だから、ここに書いてあることは何度も読んで理解しておくと良いでしょう。オンか、オフかではなく、同期か、非同期か。いや、オンもオフもで、同期か非同期かがある。非同期になればなるほど、その個人が持つ基礎的な能力が大事になる。その力を今養う必要がある。

たくさんの情報に触れ、取捨選択する軸を持つ。その軸を持つために、本を読み、頭の中で具体と抽象を行き来させること。その能力はどんな時代でも普遍的に意味がある。今こそ課題図書を繰り返し読んでください。

本を読みながらイメージを膨らませ、自由に動けることになった時に差になると思います。

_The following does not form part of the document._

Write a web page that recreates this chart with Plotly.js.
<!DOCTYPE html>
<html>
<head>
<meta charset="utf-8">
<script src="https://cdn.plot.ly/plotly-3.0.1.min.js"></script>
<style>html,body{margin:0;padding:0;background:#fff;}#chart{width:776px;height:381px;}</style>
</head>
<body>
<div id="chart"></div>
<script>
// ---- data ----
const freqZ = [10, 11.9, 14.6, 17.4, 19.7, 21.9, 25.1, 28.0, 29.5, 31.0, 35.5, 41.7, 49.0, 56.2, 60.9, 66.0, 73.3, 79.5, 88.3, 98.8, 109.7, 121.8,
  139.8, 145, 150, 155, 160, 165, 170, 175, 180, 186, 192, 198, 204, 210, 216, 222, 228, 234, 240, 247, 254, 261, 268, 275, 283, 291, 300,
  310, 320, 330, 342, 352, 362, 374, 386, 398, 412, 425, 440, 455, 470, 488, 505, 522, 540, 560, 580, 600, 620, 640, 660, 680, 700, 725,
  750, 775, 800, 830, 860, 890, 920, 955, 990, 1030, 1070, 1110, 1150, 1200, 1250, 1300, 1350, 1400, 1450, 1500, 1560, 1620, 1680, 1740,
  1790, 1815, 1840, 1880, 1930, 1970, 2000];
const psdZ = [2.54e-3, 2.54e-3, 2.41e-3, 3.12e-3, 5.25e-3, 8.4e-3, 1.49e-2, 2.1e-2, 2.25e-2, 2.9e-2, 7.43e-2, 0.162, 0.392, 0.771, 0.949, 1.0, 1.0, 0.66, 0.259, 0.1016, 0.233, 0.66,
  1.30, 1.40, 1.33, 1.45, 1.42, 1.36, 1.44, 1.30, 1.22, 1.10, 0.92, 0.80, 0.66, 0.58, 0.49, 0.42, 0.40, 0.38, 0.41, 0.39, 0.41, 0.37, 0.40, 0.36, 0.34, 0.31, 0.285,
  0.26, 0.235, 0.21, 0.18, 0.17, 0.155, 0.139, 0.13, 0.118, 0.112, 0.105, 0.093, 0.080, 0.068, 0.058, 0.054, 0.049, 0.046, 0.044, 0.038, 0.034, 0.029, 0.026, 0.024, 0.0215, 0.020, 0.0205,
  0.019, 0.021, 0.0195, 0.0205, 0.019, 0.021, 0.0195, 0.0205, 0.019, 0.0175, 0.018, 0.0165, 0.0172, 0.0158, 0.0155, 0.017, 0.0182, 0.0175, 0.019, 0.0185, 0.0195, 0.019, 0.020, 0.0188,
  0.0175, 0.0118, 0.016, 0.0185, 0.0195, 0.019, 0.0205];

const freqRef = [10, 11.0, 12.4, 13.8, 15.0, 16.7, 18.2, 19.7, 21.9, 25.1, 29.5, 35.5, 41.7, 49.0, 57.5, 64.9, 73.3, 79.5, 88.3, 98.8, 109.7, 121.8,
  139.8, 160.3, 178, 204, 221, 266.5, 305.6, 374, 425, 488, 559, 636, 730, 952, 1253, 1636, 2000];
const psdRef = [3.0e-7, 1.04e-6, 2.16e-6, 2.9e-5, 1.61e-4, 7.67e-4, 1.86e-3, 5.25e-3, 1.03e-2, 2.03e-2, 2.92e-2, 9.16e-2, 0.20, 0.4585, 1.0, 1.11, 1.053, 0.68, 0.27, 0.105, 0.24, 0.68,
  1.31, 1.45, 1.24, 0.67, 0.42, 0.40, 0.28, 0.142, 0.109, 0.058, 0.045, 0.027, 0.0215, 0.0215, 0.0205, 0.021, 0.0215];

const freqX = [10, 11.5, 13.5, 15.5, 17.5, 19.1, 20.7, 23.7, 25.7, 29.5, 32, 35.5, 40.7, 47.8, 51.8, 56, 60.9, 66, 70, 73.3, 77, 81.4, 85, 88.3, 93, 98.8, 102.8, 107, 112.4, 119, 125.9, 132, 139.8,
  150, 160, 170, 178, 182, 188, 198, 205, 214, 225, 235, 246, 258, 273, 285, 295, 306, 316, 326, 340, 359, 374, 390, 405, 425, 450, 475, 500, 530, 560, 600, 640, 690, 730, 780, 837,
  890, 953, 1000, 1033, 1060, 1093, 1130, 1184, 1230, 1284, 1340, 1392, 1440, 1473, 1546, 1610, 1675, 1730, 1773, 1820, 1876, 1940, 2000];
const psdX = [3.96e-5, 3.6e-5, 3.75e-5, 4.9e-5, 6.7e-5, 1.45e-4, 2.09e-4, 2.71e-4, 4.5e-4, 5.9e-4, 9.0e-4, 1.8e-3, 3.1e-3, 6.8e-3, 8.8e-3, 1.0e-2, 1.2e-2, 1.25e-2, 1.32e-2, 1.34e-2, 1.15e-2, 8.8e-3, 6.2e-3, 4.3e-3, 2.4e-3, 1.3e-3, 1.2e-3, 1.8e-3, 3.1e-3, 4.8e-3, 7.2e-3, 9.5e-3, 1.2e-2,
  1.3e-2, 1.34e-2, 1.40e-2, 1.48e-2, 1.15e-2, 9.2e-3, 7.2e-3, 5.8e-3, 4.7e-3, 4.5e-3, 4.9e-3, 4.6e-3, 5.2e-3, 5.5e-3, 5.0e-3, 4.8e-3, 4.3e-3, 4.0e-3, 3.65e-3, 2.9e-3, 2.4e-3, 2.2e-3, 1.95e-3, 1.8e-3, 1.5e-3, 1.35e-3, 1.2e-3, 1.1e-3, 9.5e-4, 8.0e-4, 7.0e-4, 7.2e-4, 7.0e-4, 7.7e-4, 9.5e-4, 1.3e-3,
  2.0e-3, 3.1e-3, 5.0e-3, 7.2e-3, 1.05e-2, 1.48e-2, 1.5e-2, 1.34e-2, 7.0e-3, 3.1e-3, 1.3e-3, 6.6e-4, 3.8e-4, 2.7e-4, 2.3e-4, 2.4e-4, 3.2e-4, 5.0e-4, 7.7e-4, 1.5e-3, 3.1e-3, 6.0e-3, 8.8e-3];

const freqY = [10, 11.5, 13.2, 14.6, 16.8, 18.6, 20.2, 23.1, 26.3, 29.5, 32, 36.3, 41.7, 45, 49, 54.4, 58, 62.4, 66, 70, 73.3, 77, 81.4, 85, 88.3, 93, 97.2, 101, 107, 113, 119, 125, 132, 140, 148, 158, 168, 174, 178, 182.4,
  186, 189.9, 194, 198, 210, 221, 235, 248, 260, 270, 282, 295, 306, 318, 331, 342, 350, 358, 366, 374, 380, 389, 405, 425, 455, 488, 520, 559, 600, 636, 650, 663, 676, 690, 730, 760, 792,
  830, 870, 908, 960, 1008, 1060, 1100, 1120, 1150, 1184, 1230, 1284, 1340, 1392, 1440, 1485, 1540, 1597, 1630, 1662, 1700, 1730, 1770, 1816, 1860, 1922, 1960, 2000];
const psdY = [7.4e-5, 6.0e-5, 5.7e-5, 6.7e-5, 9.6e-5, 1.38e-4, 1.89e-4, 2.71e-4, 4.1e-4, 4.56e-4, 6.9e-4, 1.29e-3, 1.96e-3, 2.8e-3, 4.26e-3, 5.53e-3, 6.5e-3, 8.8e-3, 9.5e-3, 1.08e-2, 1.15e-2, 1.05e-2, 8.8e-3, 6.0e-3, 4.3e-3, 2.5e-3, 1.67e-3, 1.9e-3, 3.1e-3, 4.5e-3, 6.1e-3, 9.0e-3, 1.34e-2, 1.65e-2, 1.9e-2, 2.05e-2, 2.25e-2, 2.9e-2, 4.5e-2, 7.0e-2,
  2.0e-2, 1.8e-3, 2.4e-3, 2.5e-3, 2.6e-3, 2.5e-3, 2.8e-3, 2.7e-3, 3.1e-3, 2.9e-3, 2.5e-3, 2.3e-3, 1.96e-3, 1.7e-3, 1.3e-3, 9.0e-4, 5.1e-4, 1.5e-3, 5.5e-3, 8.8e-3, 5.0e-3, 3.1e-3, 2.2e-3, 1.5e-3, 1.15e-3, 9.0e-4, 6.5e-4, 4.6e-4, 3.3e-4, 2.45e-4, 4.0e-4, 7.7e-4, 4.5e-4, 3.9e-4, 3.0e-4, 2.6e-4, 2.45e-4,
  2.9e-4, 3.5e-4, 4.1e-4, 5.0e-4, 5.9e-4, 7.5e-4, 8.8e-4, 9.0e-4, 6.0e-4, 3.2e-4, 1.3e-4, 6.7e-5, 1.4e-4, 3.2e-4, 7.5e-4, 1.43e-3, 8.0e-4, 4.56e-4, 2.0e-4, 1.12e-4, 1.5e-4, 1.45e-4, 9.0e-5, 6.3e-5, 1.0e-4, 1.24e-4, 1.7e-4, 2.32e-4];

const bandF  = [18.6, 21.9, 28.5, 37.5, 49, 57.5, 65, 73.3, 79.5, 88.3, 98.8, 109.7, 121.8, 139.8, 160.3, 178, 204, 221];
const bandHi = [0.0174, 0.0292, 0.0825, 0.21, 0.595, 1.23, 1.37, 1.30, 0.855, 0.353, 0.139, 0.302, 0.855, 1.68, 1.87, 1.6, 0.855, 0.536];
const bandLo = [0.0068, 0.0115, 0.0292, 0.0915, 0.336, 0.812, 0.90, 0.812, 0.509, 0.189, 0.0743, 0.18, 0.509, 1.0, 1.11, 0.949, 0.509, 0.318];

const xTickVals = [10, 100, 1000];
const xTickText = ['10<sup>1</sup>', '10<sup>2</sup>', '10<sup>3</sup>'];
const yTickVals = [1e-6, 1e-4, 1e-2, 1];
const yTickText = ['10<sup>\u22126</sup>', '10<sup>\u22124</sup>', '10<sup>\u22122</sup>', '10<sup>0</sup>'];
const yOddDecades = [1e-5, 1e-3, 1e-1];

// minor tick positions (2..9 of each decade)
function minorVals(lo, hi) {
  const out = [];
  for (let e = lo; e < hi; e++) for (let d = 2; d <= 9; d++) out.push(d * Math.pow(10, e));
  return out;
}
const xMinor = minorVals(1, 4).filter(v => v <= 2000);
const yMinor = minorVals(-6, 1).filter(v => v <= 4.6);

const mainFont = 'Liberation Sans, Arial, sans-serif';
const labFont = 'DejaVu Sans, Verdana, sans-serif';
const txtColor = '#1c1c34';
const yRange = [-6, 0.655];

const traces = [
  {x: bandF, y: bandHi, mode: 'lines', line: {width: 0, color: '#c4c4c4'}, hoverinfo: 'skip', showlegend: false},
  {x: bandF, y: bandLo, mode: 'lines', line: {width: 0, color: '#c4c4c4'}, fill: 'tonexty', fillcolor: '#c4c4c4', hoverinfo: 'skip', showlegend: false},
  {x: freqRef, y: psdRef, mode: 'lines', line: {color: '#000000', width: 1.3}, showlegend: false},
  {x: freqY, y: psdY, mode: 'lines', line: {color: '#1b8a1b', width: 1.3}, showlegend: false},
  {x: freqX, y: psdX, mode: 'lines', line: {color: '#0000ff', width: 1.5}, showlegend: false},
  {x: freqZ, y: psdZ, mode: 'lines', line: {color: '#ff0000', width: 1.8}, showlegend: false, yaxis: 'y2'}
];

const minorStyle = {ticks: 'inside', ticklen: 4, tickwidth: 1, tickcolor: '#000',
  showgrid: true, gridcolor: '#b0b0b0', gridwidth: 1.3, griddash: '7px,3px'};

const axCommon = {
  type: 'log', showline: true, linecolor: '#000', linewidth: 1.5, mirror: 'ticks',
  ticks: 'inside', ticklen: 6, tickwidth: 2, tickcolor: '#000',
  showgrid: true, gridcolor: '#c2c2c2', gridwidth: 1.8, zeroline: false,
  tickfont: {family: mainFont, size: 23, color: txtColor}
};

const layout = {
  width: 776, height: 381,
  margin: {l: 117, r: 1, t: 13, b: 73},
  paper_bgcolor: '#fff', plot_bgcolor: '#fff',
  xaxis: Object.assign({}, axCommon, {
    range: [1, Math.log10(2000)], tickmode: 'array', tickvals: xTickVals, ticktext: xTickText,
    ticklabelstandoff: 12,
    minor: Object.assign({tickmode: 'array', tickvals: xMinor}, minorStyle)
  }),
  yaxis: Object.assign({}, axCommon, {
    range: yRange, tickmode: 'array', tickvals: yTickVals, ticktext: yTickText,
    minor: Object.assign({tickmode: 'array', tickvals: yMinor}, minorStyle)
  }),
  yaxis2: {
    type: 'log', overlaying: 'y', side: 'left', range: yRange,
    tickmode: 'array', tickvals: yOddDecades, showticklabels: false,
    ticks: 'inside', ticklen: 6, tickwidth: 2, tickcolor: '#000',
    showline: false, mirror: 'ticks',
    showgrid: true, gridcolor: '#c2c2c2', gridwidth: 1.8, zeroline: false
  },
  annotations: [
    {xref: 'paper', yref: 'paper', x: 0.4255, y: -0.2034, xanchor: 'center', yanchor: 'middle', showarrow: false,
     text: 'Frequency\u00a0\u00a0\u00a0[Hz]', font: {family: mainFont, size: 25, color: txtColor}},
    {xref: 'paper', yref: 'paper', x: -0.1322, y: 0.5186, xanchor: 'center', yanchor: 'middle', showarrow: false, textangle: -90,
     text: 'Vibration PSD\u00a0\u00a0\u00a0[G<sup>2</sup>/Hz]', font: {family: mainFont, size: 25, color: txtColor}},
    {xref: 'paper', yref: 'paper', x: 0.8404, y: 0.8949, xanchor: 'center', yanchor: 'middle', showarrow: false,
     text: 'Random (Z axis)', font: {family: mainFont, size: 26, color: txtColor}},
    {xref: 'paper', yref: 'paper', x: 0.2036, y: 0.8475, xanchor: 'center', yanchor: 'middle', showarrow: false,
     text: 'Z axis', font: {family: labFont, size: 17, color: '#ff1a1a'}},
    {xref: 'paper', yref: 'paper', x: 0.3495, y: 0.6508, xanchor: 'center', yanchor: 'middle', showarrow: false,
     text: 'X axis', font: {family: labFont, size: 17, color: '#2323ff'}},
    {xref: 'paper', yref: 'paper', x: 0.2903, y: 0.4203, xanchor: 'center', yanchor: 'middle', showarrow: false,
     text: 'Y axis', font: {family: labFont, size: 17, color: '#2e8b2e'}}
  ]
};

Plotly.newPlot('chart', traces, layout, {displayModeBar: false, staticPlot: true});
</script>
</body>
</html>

ちょっと長くなったけど、大事なことだから記しておきます。2020年のゼミはそれを志向する1年なんだと思います。

これを受けて考えたこと

オンラインか、オフラインかではない。同期か、非同期かだ。コンテクストの共有、リアルかそうではないかという問題はもう少し考えないといけないけど、当座仕事をする、学ぶ機会を提供するということで言えば、同期か、非同期かということを考えておけば良い。

その時に今ある最大限のサービスを提供したいとは思うが、それにはリソースに限界がある。無理やり同期させるのではなく、非同期でも学べる仕組みを作れば良い。そう考えれば「教える」ことをどう定義づけすれば良いのかは自ずから見えてくるのだろうな。

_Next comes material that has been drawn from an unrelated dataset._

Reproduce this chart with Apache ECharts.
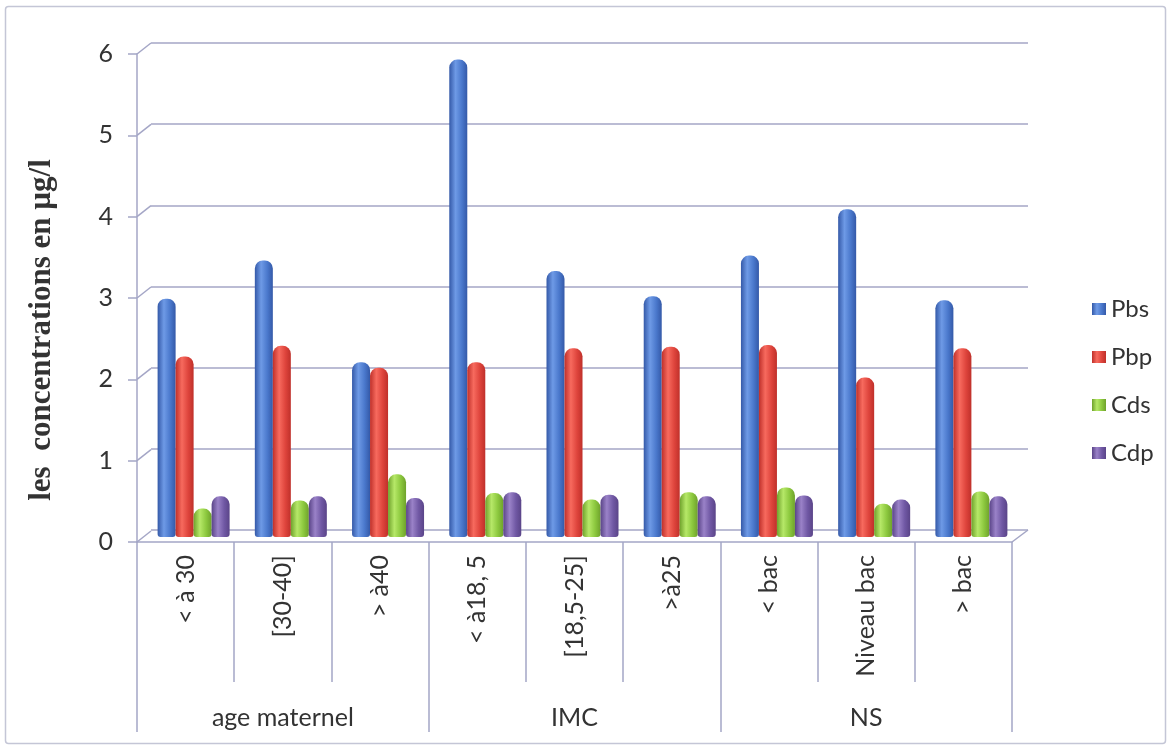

うむ。知識提供型の講義のやり方で欲張ることはない。コンテクストを共有しているゼミは今のやり方を続けてみる。問題は1年生向けの基礎ゼミだ。

今年はテキストを松村圭一郎『これからの大学』に指定したので、当座はこれを使って読む、レポートを書くからやることにしよう。レポートの書き方練習の講義資料でも作りますか…。

相変わらず拙い考えなのだが、2020年度の講義前に頭が整理できたのがラッキー。もちろん今やっているやり方がベストとは言えない。これから実践を繰り返し、学生の反応を見ながらやり方を変えていくことにしよう。